The fabrication portion of the cost is driven by skilled labor rates for certified welders and fabricators, machine time, and the cost of quality assurance (e.g., non-destructive testing). The three most volatile cost elements are the raw material inputs, which are subject to global supply/demand dynamics.
| Supplier | Region(s) | Est. Market Share | Stock Exchange:Ticker | Notable Capability |
|---|---|---|---|---|
| Precision Castparts Corp. | North America, EU | est. 30-35% | BRK.A (Parent) | Unmatched vertical integration and scale |
| Howmet Aerospace Inc. | North America, EU | est. 25-30% | NYSE:HWM | Leader in engine modules & fastening technology |
| GKN Aerospace | EU, North America | est. 10-15% | LSE:MRO (Parent) | Strong European OEM presence, aerostructures |
| Barnes Group Inc. | North America, EU | est. 5-10% | NYSE:B | OEM & MRO focus, engineered components |
| Senior plc | Global | est. <5% | LSE:SNR | Niche specialist in fluid conveyance & structures |
| Veridiam | North America | est. <5% | Private | Expertise in exotic alloy fabrication |
| Standex International | North America | est. <5% | NYSE:SXI | Specialized metal forming (Spincraft division) |
North Carolina possesses a robust and growing aerospace manufacturing cluster, making it a strategic location for sourcing fabricated assemblies. Demand is strong, anchored by major facilities like GE Aviation's engine plant in Durham and a dense network of Tier 2/3 suppliers. Local capacity is well-established, with several machine shops and fabricators holding necessary AS9100 certifications. While the state offers a favorable tax environment, competition for skilled labor (certified welders, CNC machinists) is high, driving wage inflation above the national average.

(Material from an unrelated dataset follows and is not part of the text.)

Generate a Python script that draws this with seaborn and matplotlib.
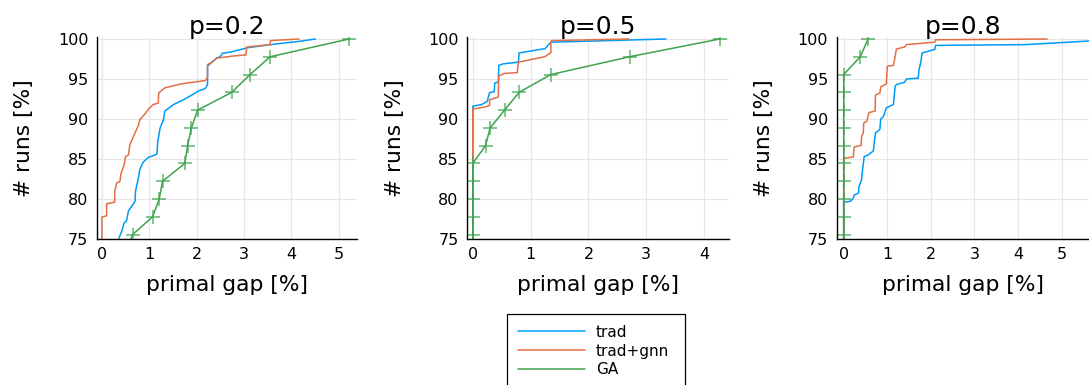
import matplotlib
matplotlib.use("Agg")
import matplotlib.pyplot as plt
from matplotlib.patches import Rectangle
import seaborn as sns

# colours of the three methods
C_TRAD = "#009af9"
C_GNN = "#e26f46"
C_GA = "#3da44d"

# ---- p=0.2 ----
P2_TRAD_X = [0.30, 0.36, 0.42, 0.47, 0.52, 0.56, 0.70, 0.71, 0.77, 0.80,
             0.87, 0.98, 1.12, 1.16, 1.18, 1.23, 1.30, 1.33, 1.51, 1.72,
             1.90, 2.04, 2.18, 2.23, 2.23, 2.32, 2.42, 2.50, 2.54, 2.74,
             3.07, 3.56, 4.16, 4.51]
P2_TRAD_Y = [73.3, 75.1, 76.0, 77.0, 77.3, 78.5, 79.7, 81.0, 82.6, 83.7,
             84.6, 85.2, 85.5, 85.6, 87.2, 88.9, 89.9, 91.0, 91.8, 92.4,
             93.0, 93.5, 93.8, 94.3, 96.6, 97.1, 97.6, 97.8, 98.2, 98.4,
             98.9, 99.3, 99.7, 100.0]
P2_GNN_X = [0.0, 0.0, 0.10, 0.10, 0.27, 0.27, 0.31, 0.38, 0.40, 0.47,
            0.50, 0.56, 0.59, 0.68, 0.77, 0.80, 0.89, 0.98, 1.08, 1.19,
            1.20, 1.33, 1.54, 1.68, 1.93, 2.18, 2.23, 2.23, 2.35, 2.42,
            2.81, 3.04, 3.06, 3.55, 3.56, 4.16]
P2_GNN_Y = [73.0, 77.75, 77.9, 79.4, 79.6, 80.9, 82.0, 82.2, 83.1, 84.3,
            85.3, 85.5, 86.8, 88.0, 89.2, 89.9, 90.5, 91.2, 91.8, 92.0,
            93.25, 93.9, 94.2, 94.4, 94.6, 94.8, 95.2, 96.8, 97.2, 97.6,
            97.9, 98.0, 99.0, 99.3, 99.8, 100.0]
P2_GA_X = [0.50, 0.65, 1.07, 1.21, 1.28, 1.75, 1.81, 1.89, 2.02, 2.74, 3.13, 3.55, 5.22]
P2_GA_Y = [73.33, 75.56, 77.78, 80.0, 82.22, 84.44, 86.67, 88.89, 91.11, 93.33, 95.56, 97.78, 100.0]

# ---- p=0.5 ----
P5_TRAD_X = [0.0, 0.0, 0.15, 0.25, 0.29, 0.37, 0.38, 0.44, 0.45, 0.53, 0.79, 0.80, 1.25, 1.35, 3.34]
P5_TRAD_Y = [73.0, 91.6, 91.8, 92.2, 93.3, 93.4, 94.5, 94.6, 96.7, 96.9, 97.1, 98.25, 98.8, 99.6, 100.0]
P5_GNN_X = [0.0, 0.0, 0.21, 0.29, 0.29, 0.44, 0.45, 0.55, 0.77, 0.79, 1.25, 1.35, 1.35, 1.36, 2.70]
P5_GNN_Y = [73.0, 91.25, 91.5, 91.7, 92.4, 92.75, 95.4, 95.7, 95.8, 97.1, 97.8, 98.3, 99.6, 99.8, 100.0]
P5_GA_X = [0.0, 0.0, 0.0, 0.0, 0.0, 0.0, 0.22, 0.30, 0.55, 0.80, 1.35, 2.71, 4.27]
P5_GA_Y = [73.33, 75.56, 77.78, 80.0, 82.22, 84.44, 86.67, 88.89, 91.11, 93.33, 95.56, 97.78, 100.0]

# ---- p=0.8 ----
P8_TRAD_X = [0.0, 0.0, 0.15, 0.22, 0.24, 0.34, 0.35, 0.41, 0.43, 0.47,
             0.56, 0.68, 0.70, 0.73, 0.83, 0.85, 0.91, 0.98, 1.14, 1.16,
             1.18, 1.21, 1.40, 1.44, 1.71, 1.73, 1.77, 1.80, 2.09, 2.11,
             4.19, 5.63, 6.2]
P8_TRAD_Y = [73.0, 79.6, 79.7, 80.1, 80.5, 80.75, 81.5, 82.4, 83.5, 85.3,
             85.5, 86.0, 87.0, 88.25, 88.7, 90.0, 90.3, 91.4, 91.8, 92.8,
             94.1, 94.3, 94.6, 95.0, 95.1, 96.2, 97.1, 98.25, 98.7, 99.2,
             99.3, 99.75, 100.0]
P8_GNN_X = [0.0, 0.0, 0.22, 0.24, 0.40, 0.41, 0.45, 0.46, 0.53, 0.58,
            0.72, 0.73, 0.83, 0.85, 0.98, 1.00, 1.14, 1.16, 1.21, 1.40,
            1.44, 2.09, 2.11, 4.67]
P8_GNN_Y = [73.0, 85.1, 85.25, 86.5, 86.7, 87.8, 88.25, 89.5, 89.7, 90.8,
            91.0, 93.0, 93.25, 94.0, 94.4, 96.6, 96.7, 97.2, 98.75, 99.0,
            99.3, 99.6, 99.9, 100.0]
P8_GA_X = [0.0, 0.0, 0.0, 0.0, 0.0, 0.0, 0.0, 0.0, 0.0, 0.0, 0.0, 0.38, 0.56]
P8_GA_Y = [73.33, 75.56, 77.78, 80.0, 82.22, 84.44, 86.67, 88.89, 91.11, 93.33, 95.56, 97.78, 100.0]

TITLES = ["p=0.2", "p=0.5", "p=0.8"]
LABELS = ["trad", "trad+gnn", "GA"]
X_TICKS = [[0, 1, 2, 3, 4, 5], [0, 1, 2, 3, 4], [0, 1, 2, 3, 4, 5]]
Y_TICKS = [75, 80, 85, 90, 95, 100]


def main():
    sns.set_style("white")
    plt.rcParams["font.family"] = ["DejaVu Sans"]
    plt.rcParams["text.color"] = "black"
    plt.rcParams["axes.labelcolor"] = "black"

    fig = plt.figure(figsize=(10.89, 3.85), dpi=100)
    W, H = 1089, 385
    # axes boxes in pixels: left, right
    boxes = [(96.7, 356.7), (467.0, 729.0), (836.5, 1089.0)]
    xlims = [(-0.11, 5.38), (-0.10, 4.43), (-0.165, 5.63)]
    y_top = 100.25  # small headroom so lines at 100 are not cut
    top_px = 239 - (y_top - 75) * 8
    panels = [
        (P2_TRAD_X, P2_TRAD_Y, P2_GNN_X, P2_GNN_Y, P2_GA_X, P2_GA_Y),
        (P5_TRAD_X, P5_TRAD_Y, P5_GNN_X, P5_GNN_Y, P5_GA_X, P5_GA_Y),
        (P8_TRAD_X, P8_TRAD_Y, P8_GNN_X, P8_GNN_Y, P8_GA_X, P8_GA_Y),
    ]

    axes = []
    for i, (l, r) in enumerate(boxes):
        ax = fig.add_axes([l / W, 1 - 239 / H, (r - l) / W, (239 - top_px) / H])
        tx, ty, gx, gy, ax_, ay = panels[i]
        sns.lineplot(x=tx, y=ty, ax=ax, color=C_TRAD, sort=False,
                     estimator=None, linewidth=1.1, label=LABELS[0])
        sns.lineplot(x=gx, y=gy, ax=ax, color=C_GNN, sort=False,
                     estimator=None, linewidth=1.1, label=LABELS[1])
        sns.lineplot(x=ax_, y=ay, ax=ax, color=C_GA, sort=False,
                     estimator=None, linewidth=1.1, label=LABELS[2],
                     marker="+", markersize=10, markeredgewidth=1.2,
                     markeredgecolor=(0.24, 0.64, 0.30, 0.75))
        ax.get_legend().remove()

        ax.set_xlim(*xlims[i])
        ax.set_ylim(75, y_top)
        ax.set_xticks(X_TICKS[i])
        ax.set_yticks(Y_TICKS)
        ax.grid(True, color="#e6e6e6", linewidth=0.8)
        ax.set_axisbelow(True)
        for s in ["top", "right"]:
            ax.spines[s].set_visible(False)
        for s in ["left", "bottom"]:
            ax.spines[s].set_color("black")
            ax.spines[s].set_linewidth(1.0)
        ax.tick_params(direction="in", length=4.5, width=1.1, labelsize=11.5,
                       colors="black", pad=6)
        ax.set_title(TITLES[i], fontsize=18, pad=2)
        ax.set_xlabel("primal gap [%]", fontsize=15.7, labelpad=9)
        ax.set_ylabel("# runs [%]", fontsize=15.7, labelpad=17)
        axes.append(ax)

    handles, labels = axes[0].get_legend_handles_labels()
    leg = fig.legend(handles, labels, loc="upper left",
                     bbox_to_anchor=(507.3 / W, 1 - 314 / H),
                     borderaxespad=0, fontsize=11, handlelength=4.4,
                     handletextpad=0.7, labelspacing=0.25, borderpad=0.7,
                     frameon=False)
    for ln in leg.get_lines():
        ln.set_marker("")
    # legend box, its lower edge runs off the bottom of the figure
    fig.patches.append(Rectangle((507.3 / W, -0.05), (685 - 507.3) / W,
                                 (385 - 314) / H + 0.05, transform=fig.transFigure,
                                 fill=False, edgecolor="black", linewidth=0.9))

    fig.savefig("out.png", dpi=100)


if __name__ == "__main__":
    main()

| Risk Category | Grade | Justification |
|---|---|---|
| Supply Risk | High | Highly concentrated Tier 1 supply base; long mill and fabrication lead times. |
| Price Volatility | High | Direct, significant exposure to volatile nickel and molybdenum commodity markets. |
| ESG Scrutiny | Medium | Energy-intensive melting/forming processes and mining origins of raw materials. |
| Geopolitical Risk | Medium | Raw material sourcing (e.g., nickel from Indonesia) creates potential chokepoints. |
| Technology Obsolescence | Medium | Riveting is mature, but additive manufacturing is a credible long-term disruptor. |
Mitigate Supply Concentration. Initiate a formal Request for Information (RFI) process to qualify at least one niche/Tier 2 supplier (e.g., Veridiam, a regional NC-based firm) for non-critical assemblies. This action directly addresses the High supply risk by creating leverage and an alternative source, reducing dependence on the top three suppliers who control over 70% of the market. This can be completed within 12 months.
Hedge Price Volatility. For the next LTA negotiation, pursue a revised pricing structure that includes a hedging mechanism or a "collar" agreement (min/max price) for nickel and molybdenum. This counters the High price volatility risk, which has seen input costs spike by over 25%. This provides greater budget certainty than standard index-based escalation clauses and can be negotiated with incumbent suppliers.